## YOUR OBJECTIVE
Return the listing below unchanged, minus its pictures.
:: SUPPLIED MATERIAL ::
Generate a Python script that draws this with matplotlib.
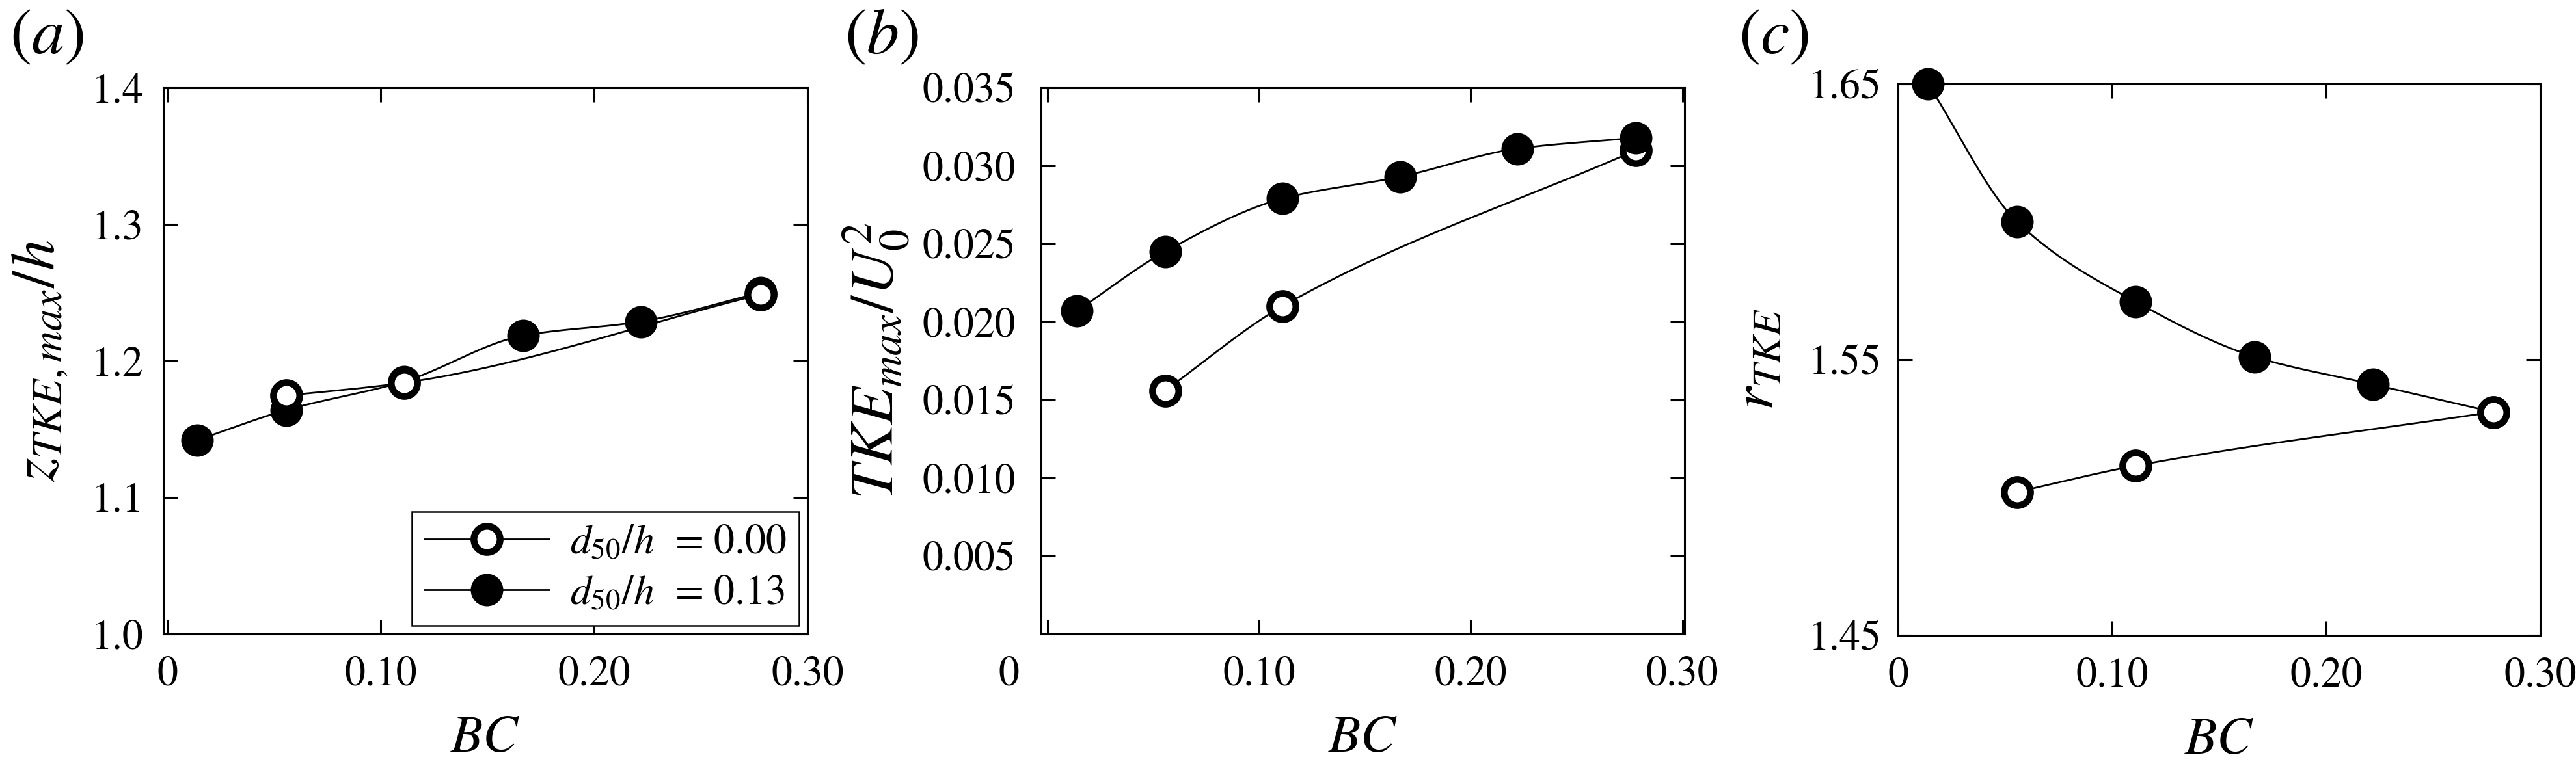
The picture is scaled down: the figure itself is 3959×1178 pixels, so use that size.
import numpy as np
import matplotlib
matplotlib.use("Agg")
import matplotlib.pyplot as plt
from matplotlib.lines import Line2D
from matplotlib.transforms import ScaledTranslation

# ---------------- data ----------------
bc_filled = [0.014, 0.0556, 0.111, 0.1667, 0.222, 0.278]
bc_open = [0.0556, 0.111, 0.278]

z_filled = [1.142, 1.164, 1.185, 1.2185, 1.2288, 1.250]
z_open = [1.1746, 1.184, 1.2487]

tke_filled = [0.0207, 0.0245, 0.0279, 0.0293, 0.0311, 0.0318]
tke_open = [0.0156, 0.0210, 0.0310]

r_filled = [1.650, 1.600, 1.571, 1.551, 1.541, 1.531]
r_open = [1.502, 1.5115, 1.531]

xticks = [0, 0.10, 0.20, 0.30]
xticklabels = ["0", "0.10", "0.20", "0.30"]
yticks_a = [1.0, 1.1, 1.2, 1.3, 1.4]
yticklabels_a = ["1.0", "1.1", "1.2", "1.3", "1.4"]
yticks_b = [0.005, 0.010, 0.015, 0.020, 0.025, 0.030, 0.035]
yticklabels_b = ["0.005", "0.010", "0.015", "0.020", "0.025", "0.030", "0.035"]
yticks_c = [1.45, 1.55, 1.65]
yticklabels_c = ["1.45", "1.55", "1.65"]
legend_labels = [r"$d_{50}/h$  = 0.00", r"$d_{50}/h$  = 0.13"]

# ---------------- style ----------------
plt.rcParams.update({
    "font.family": ["STIXGeneral", "Liberation Serif", "DejaVu Serif"],
    "mathtext.fontset": "stix",
    "axes.linewidth": 2.2,
})

TICK_FS = 46
XLABEL_FS = 58
PANEL_FS = 72
MS_F = 36
MS_O = 29
MEW_O = 7.5
LW = 2.0


def hermite_curve(x, y, n=300):
    x = np.asarray(x, float)
    y = np.asarray(y, float)
    h = np.diff(x)
    d = np.diff(y) / h
    m = np.zeros_like(y)
    for k in range(1, len(x) - 1):
        if d[k - 1] * d[k] <= 0:
            m[k] = 0.0
        else:
            w1 = 2 * h[k] + h[k - 1]
            w2 = h[k] + 2 * h[k - 1]
            m[k] = (w1 + w2) / (w1 / d[k - 1] + w2 / d[k])
    m[0] = d[0]
    m[-1] = d[-1]
    xs = np.linspace(x[0], x[-1], n)
    idx = np.clip(np.searchsorted(x, xs) - 1, 0, len(x) - 2)
    t = (xs - x[idx]) / h[idx]
    h00 = 2 * t**3 - 3 * t**2 + 1
    h10 = t**3 - 2 * t**2 + t
    h01 = -2 * t**3 + 3 * t**2
    h11 = t**3 - t**2
    ys = h00 * y[idx] + h10 * h[idx] * m[idx] + h01 * y[idx + 1] + h11 * h[idx] * m[idx + 1]
    return xs, ys


fig = plt.figure(figsize=(39.59, 11.78), dpi=100)

W, H = 3959.0, 1178.0
boxes = [
    (251, 135, 1241, 975),
    (1600, 135, 2589, 975),
    (2917, 129, 3904, 977),
]
axes = []
for (l, t, r, b) in boxes:
    axes.append(fig.add_axes([l / W, 1 - b / H, (r - l) / W, (b - t) / H]))


def draw(ax, yf, yo, open_on_top):
    zf = 3 if not open_on_top else 2
    zo = 4 if open_on_top else 2
    xs, ys = hermite_curve(bc_filled, yf)
    ax.plot(xs, ys, color="k", lw=LW, zorder=zf, clip_on=False)
    xs, ys = hermite_curve(bc_open, yo)
    ax.plot(xs, ys, color="k", lw=LW, zorder=zo, clip_on=False)
    ax.plot(bc_filled, yf, "o", ms=MS_F, mfc="k", mec="k", mew=0,
            zorder=zf + 0.5, clip_on=False)
    ax.plot(bc_open, yo, "o", ms=MS_O, mfc="white", mec="k", mew=MEW_O,
            zorder=zo + 0.5, clip_on=False)


def style(ax, yticks, ylabels, ylim, xlim, ypad):
    ax.set_xlim(*xlim)
    ax.set_ylim(*ylim)
    ax.set_xticks(xticks)
    ax.set_xticklabels(xticklabels)
    ax.set_yticks(yticks)
    ax.set_yticklabels(ylabels)
    ax.tick_params(axis="both", which="both", direction="in", length=16,
                   width=2.2, top=True, right=True, labelsize=TICK_FS)
    ax.tick_params(axis="x", pad=24)
    ax.tick_params(axis="y", pad=ypad)
    ax.set_xlabel(r"$BC$", fontsize=XLABEL_FS)
    ax.xaxis.set_label_coords(0.5, -0.15)


ax = axes[0]
draw(ax, z_filled, z_open, open_on_top=True)
style(ax, yticks_a, yticklabels_a, (1.0, 1.4), (-0.002, 0.2995), 22)
ax.set_ylabel(r"$z_{TKE,max}/h$", fontsize=68)
ax.yaxis.set_label_coords(-0.145, 0.5)
handles = [
    Line2D([], [], color="k", lw=LW, marker="o", ms=MS_O, mfc="white",
           mec="k", mew=MEW_O),
    Line2D([], [], color="k", lw=LW, marker="o", ms=MS_F, mfc="k",
           mec="k", mew=0),
]
leg = ax.legend(handles, legend_labels, loc="lower right", fontsize=TICK_FS,
                frameon=True, fancybox=False, framealpha=1, edgecolor="k",
                handlelength=3.0, handletextpad=0.5, borderpad=0.3,
                labelspacing=0.3, borderaxespad=0.2, numpoints=1)
leg.get_frame().set_linewidth(1.8)

ax = axes[1]
draw(ax, tke_filled, tke_open, open_on_top=False)
style(ax, yticks_b, yticklabels_b, (0.0, 0.035), (-0.003, 0.301), 28)
ax.set_ylabel(r"$TKE_{max}/U_0^2$", fontsize=68)
ax.yaxis.set_label_coords(-0.20, 0.5)
# the "0" label of panel (b) sits left of the axis in the reference
t0 = ax.xaxis.get_major_ticks()[0]
t0.label1.set_transform(t0.label1.get_transform()
                        + ScaledTranslation(-0.59, 0, fig.dpi_scale_trans))

ax = axes[2]
draw(ax, r_filled, r_open, open_on_top=True)
style(ax, yticks_c, yticklabels_c, (1.45, 1.65), (0.0, 0.2977), 18)
ax.set_ylabel(r"$r_{TKE}$", fontsize=66)
ax.yaxis.set_label_coords(-0.175, 0.5)

for xpix, lab in [(15, "(a)"), (1298, "(b)"), (2672, "(c)")]:
    fig.text(xpix / W, 1 - 14 / H, "(" + r"$" + lab[1] + r"$" + ")",
             fontsize=PANEL_FS, ha="left", va="top")

fig.savefig("out.png", dpi=100)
:::
## EXERCISE SOLUTION
Generate a Python script that draws this with matplotlib.
The picture is scaled down: the figure itself is 3959×1178 pixels, so use that size.
import numpy as np
import matplotlib
matplotlib.use("Agg")
import matplotlib.pyplot as plt
from matplotlib.lines import Line2D
from matplotlib.transforms import ScaledTranslation

# ---------------- data ----------------
bc_filled = [0.014, 0.0556, 0.111, 0.1667, 0.222, 0.278]
bc_open = [0.0556, 0.111, 0.278]

z_filled = [1.142, 1.164, 1.185, 1.2185, 1.2288, 1.250]
z_open = [1.1746, 1.184, 1.2487]

tke_filled = [0.0207, 0.0245, 0.0279, 0.0293, 0.0311, 0.0318]
tke_open = [0.0156, 0.0210, 0.0310]

r_filled = [1.650, 1.600, 1.571, 1.551, 1.541, 1.531]
r_open = [1.502, 1.5115, 1.531]

xticks = [0, 0.10, 0.20, 0.30]
xticklabels = ["0", "0.10", "0.20", "0.30"]
yticks_a = [1.0, 1.1, 1.2, 1.3, 1.4]
yticklabels_a = ["1.0", "1.1", "1.2", "1.3", "1.4"]
yticks_b = [0.005, 0.010, 0.015, 0.020, 0.025, 0.030, 0.035]
yticklabels_b = ["0.005", "0.010", "0.015", "0.020", "0.025", "0.030", "0.035"]
yticks_c = [1.45, 1.55, 1.65]
yticklabels_c = ["1.45", "1.55", "1.65"]
legend_labels = [r"$d_{50}/h$  = 0.00", r"$d_{50}/h$  = 0.13"]

# ---------------- style ----------------
plt.rcParams.update({
    "font.family": ["STIXGeneral", "Liberation Serif", "DejaVu Serif"],
    "mathtext.fontset": "stix",
    "axes.linewidth": 2.2,
})

TICK_FS = 46
XLABEL_FS = 58
PANEL_FS = 72
MS_F = 36
MS_O = 29
MEW_O = 7.5
LW = 2.0


def hermite_curve(x, y, n=300):
    x = np.asarray(x, float)
    y = np.asarray(y, float)
    h = np.diff(x)
    d = np.diff(y) / h
    m = np.zeros_like(y)
    for k in range(1, len(x) - 1):
        if d[k - 1] * d[k] <= 0:
            m[k] = 0.0
        else:
            w1 = 2 * h[k] + h[k - 1]
            w2 = h[k] + 2 * h[k - 1]
            m[k] = (w1 + w2) / (w1 / d[k - 1] + w2 / d[k])
    m[0] = d[0]
    m[-1] = d[-1]
    xs = np.linspace(x[0], x[-1], n)
    idx = np.clip(np.searchsorted(x, xs) - 1, 0, len(x) - 2)
    t = (xs - x[idx]) / h[idx]
    h00 = 2 * t**3 - 3 * t**2 + 1
    h10 = t**3 - 2 * t**2 + t
    h01 = -2 * t**3 + 3 * t**2
    h11 = t**3 - t**2
    ys = h00 * y[idx] + h10 * h[idx] * m[idx] + h01 * y[idx + 1] + h11 * h[idx] * m[idx + 1]
    return xs, ys


fig = plt.figure(figsize=(39.59, 11.78), dpi=100)

W, H = 3959.0, 1178.0
boxes = [
    (251, 135, 1241, 975),
    (1600, 135, 2589, 975),
    (2917, 129, 3904, 977),
]
axes = []
for (l, t, r, b) in boxes:
    axes.append(fig.add_axes([l / W, 1 - b / H, (r - l) / W, (b - t) / H]))


def draw(ax, yf, yo, open_on_top):
    zf = 3 if not open_on_top else 2
    zo = 4 if open_on_top else 2
    xs, ys = hermite_curve(bc_filled, yf)
    ax.plot(xs, ys, color="k", lw=LW, zorder=zf, clip_on=False)
    xs, ys = hermite_curve(bc_open, yo)
    ax.plot(xs, ys, color="k", lw=LW, zorder=zo, clip_on=False)
    ax.plot(bc_filled, yf, "o", ms=MS_F, mfc="k", mec="k", mew=0,
            zorder=zf + 0.5, clip_on=False)
    ax.plot(bc_open, yo, "o", ms=MS_O, mfc="white", mec="k", mew=MEW_O,
            zorder=zo + 0.5, clip_on=False)


def style(ax, yticks, ylabels, ylim, xlim, ypad):
    ax.set_xlim(*xlim)
    ax.set_ylim(*ylim)
    ax.set_xticks(xticks)
    ax.set_xticklabels(xticklabels)
    ax.set_yticks(yticks)
    ax.set_yticklabels(ylabels)
    ax.tick_params(axis="both", which="both", direction="in", length=16,
                   width=2.2, top=True, right=True, labelsize=TICK_FS)
    ax.tick_params(axis="x", pad=24)
    ax.tick_params(axis="y", pad=ypad)
    ax.set_xlabel(r"$BC$", fontsize=XLABEL_FS)
    ax.xaxis.set_label_coords(0.5, -0.15)


ax = axes[0]
draw(ax, z_filled, z_open, open_on_top=True)
style(ax, yticks_a, yticklabels_a, (1.0, 1.4), (-0.002, 0.2995), 22)
ax.set_ylabel(r"$z_{TKE,max}/h$", fontsize=68)
ax.yaxis.set_label_coords(-0.145, 0.5)
handles = [
    Line2D([], [], color="k", lw=LW, marker="o", ms=MS_O, mfc="white",
           mec="k", mew=MEW_O),
    Line2D([], [], color="k", lw=LW, marker="o", ms=MS_F, mfc="k",
           mec="k", mew=0),
]
leg = ax.legend(handles, legend_labels, loc="lower right", fontsize=TICK_FS,
                frameon=True, fancybox=False, framealpha=1, edgecolor="k",
                handlelength=3.0, handletextpad=0.5, borderpad=0.3,
                labelspacing=0.3, borderaxespad=0.2, numpoints=1)
leg.get_frame().set_linewidth(1.8)

ax = axes[1]
draw(ax, tke_filled, tke_open, open_on_top=False)
style(ax, yticks_b, yticklabels_b, (0.0, 0.035), (-0.003, 0.301), 28)
ax.set_ylabel(r"$TKE_{max}/U_0^2$", fontsize=68)
ax.yaxis.set_label_coords(-0.20, 0.5)
# the "0" label of panel (b) sits left of the axis in the reference
t0 = ax.xaxis.get_major_ticks()[0]
t0.label1.set_transform(t0.label1.get_transform()
                        + ScaledTranslation(-0.59, 0, fig.dpi_scale_trans))

ax = axes[2]
draw(ax, r_filled, r_open, open_on_top=True)
style(ax, yticks_c, yticklabels_c, (1.45, 1.65), (0.0, 0.2977), 18)
ax.set_ylabel(r"$r_{TKE}$", fontsize=66)
ax.yaxis.set_label_coords(-0.175, 0.5)

for xpix, lab in [(15, "(a)"), (1298, "(b)"), (2672, "(c)")]:
    fig.text(xpix / W, 1 - 14 / H, "(" + r"$" + lab[1] + r"$" + ")",
             fontsize=PANEL_FS, ha="left", va="top")

fig.savefig("out.png", dpi=100)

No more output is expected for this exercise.